Follow the link at the top of the page for the job ad.

Pity Sam Harris didn't have a bit more track record.

Michael

Mon, 11 Feb 2008 03:10:00 UTC | #118953

Richard Dawkins's Avatar Comment 27 by Richard Dawkins

Do we still say "Prof. Dawkins" or will it become "Professor Emeritus Dawkins"?


I'd much rather be "Richard" to you lot.

Thank you for the kind words, but the thread is not really supposed to be about me but about suggestions for my successor and especially about Charles Simonyi's wonderful manifesto.

Richard

Mon, 11 Feb 2008 03:12:00 UTC | #118955

mmurray's Avatar Comment 26 by mmurray


Nevertheless, there will still be people addressing him as 'Dr. Dawkins'....


Unless of course the Queen decides to touch him on the shoulders with her sword ... :-)

Michael

Mon, 11 Feb 2008 03:12:00 UTC | #118954

mmurray's Avatar Comment 28 by mmurray


non-materialist candidates


Good idea they should allow ghosts to apply. In which case I would go for Darwin.

Michael

Mon, 11 Feb 2008 03:16:00 UTC | #118957

irate_atheist's Avatar Comment 29 by irate_atheist

As one chapter in life closes, another opens.

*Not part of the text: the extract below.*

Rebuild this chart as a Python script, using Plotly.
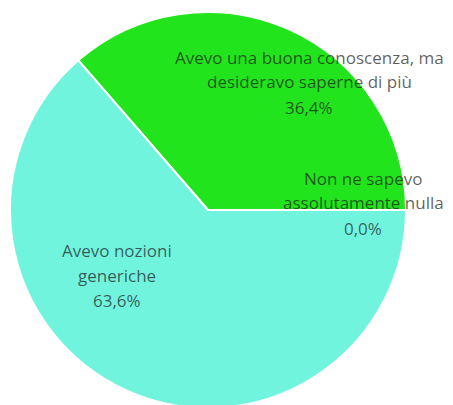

I hope you enjoy your time and freedom, even more so than you have done so far.

Mon, 11 Feb 2008 03:18:00 UTC | #118960

Matt H.'s Avatar Comment 30 by Matt H.


Unless of course the Queen decides to touch him on the shoulders with her sword ... :-)

Michael


That would be wonderful, although of course it is the government's decision, not Her Majesty's. But such an appointment would be long overdue! I can't speak for the general public at large, but he's certainly boosted my own understanding of science.

Back to the topic at hand, I think Bill Bryson is a fine public intellectual but is he really suited for the post? I doubt it. I wish I could nominate someone who is, but my knowledge of prominent, unchaired scientists is rather limited.